Group of 344 kidnapped Nigerian schoolboys handed to government

More than 300 schoolboys, who were kidnapped in northern Nigeria have been rescued, the Katsina state governor has said.

The boys arrived by bus in Katsina, capital of the state of the same name, where they were met by President Muhammadu Buhari.

President Buhari commended what he called the "spirit of partnership and the collaborative efforts of the government of Katsina, Zamfara and military leading to the release."

Jihadist militant group Boko Haram had claimed to have been behind the mass kidnapping but some experts were sceptical because it occurred well outside their normal area of operations.

The children are among more than 800 students enrolled at Government Science Secondary School, an all-boys boarding school in the rural town of Kankara in Katsina state. Gunmen stormed the school grounds in the middle of the night on 11 December and kidnapped hundreds of students.

“At the moment, 344 of the students have been handed over to security agents. I think we have recovered most of the boys if not all of them," said Aminu Bello Masari.

“By tomorrow we will get them medically examined and then arrangements will be on the way to reunite them with their families," he added.

In the rescue operation, security forces had cordoned off the area where the boys were being held and had been given instructions not to fire a single shot, he said.

Masari said the government will be “working with the police and also to engage private security firms to safeguard schools” to prevent the “ugly experience of the last six days”.

The government insists no ransom was paid but that the boys were released after negotiations with the kidnappers.

The government insists no ransom was paid but that the boys were released after negotiations with the kidnappers.

The raid was initially blamed on bandits who have terrorised the region for years, but on Tuesday Boko Haram claimed responsibility.

Some were tracked by the gunmen, who allegedly tricked them into believing that they were security personnel. Once these students were rounded up, they were marched into the nearby forest by the armed men.

On Thursday, a video was released bearing Boko Haram's emblem, showing dozens of boys, some of whom appeared to be very young.

One of the boys said they had been taken captive by "the gang of Abu Shekau". Abubakar Shekau leads Boko Haram, a group notorious for school kidnappings.

Boko Haram, whose name in the local Hausa language roughly translates to "Western education is forbidden," has waged a brutal insurgency in northeastern Nigeria since 2009, but has not previously claimed responsibility for attacks in the northwest.

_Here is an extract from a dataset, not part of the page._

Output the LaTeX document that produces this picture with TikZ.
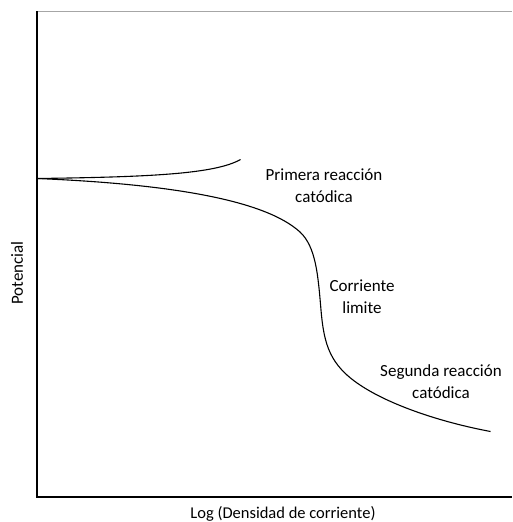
\documentclass[tikz,border=0pt]{standalone}
\usepackage{fontspec}
\setmainfont{Carlito}
\begin{document}
\begin{tikzpicture}[x=1pt,y=-1pt,
  lbl/.style={font=\fontsize{17}{22}\selectfont, align=center, inner sep=0pt},
  axis/.style={line width=2pt, black},
  curve/.style={line width=1.1pt, black}]
\useasboundingbox (0,0) rectangle (512,522);
\coordinate (top) at (37,11);
\coordinate (origin) at (37,497);
\coordinate (xend) at (512,497);
\coordinate (tr) at (512,11);
\draw[gray!70, line width=0.8pt] (top) -- (tr);
\draw[axis] (top) -- (origin) -- (xend);
\coordinate (E0) at (37,178.5);
\coordinate (A) at (240.5,159.5);
\coordinate (K1) at (300,232);
\coordinate (K2) at (321,310);
\coordinate (K3) at (360,385);
\coordinate (B) at (490.5,431.5);
\draw[curve] (E0) .. controls (150,177) and (215,174) .. (A);
\draw[curve] (E0) .. controls (170,184) and (265,200) .. (K1)
  .. controls (316,247) and (318,275) .. (K2)
  .. controls (324,345) and (330,365) .. (K3)
  .. controls (390,405) and (440,422) .. (B);
\node[lbl] (p1) at (324,186) {Primera reacción\\catódica};
\node[lbl] (p2) at (362,297) {Corriente\\limite};
\node[lbl] (p3) at (441,382) {Segunda reacción\\catódica};
\node[lbl, rotate=90] (ylab) at (17,273) {Potencial};
\node[lbl, font=\fontsize{16.5}{20}\selectfont, anchor=base] (xlab) at (283,518.5) {Log (Densidad de corriente)};
\end{tikzpicture}
\end{document}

Amnesty International says more than 1,100 people were killed by bandits in the first six months of this year, with the government failing to bring the attackers to justice.

Boko Haram has been targeting Nigerian schools for a number of years. One of the most well-known attacks happened in April 2014, when Boko Haram fighters abducted 276 girls from their dormitory at a boarding school in Chibok, a town in northeastern Nigeria's Borno state.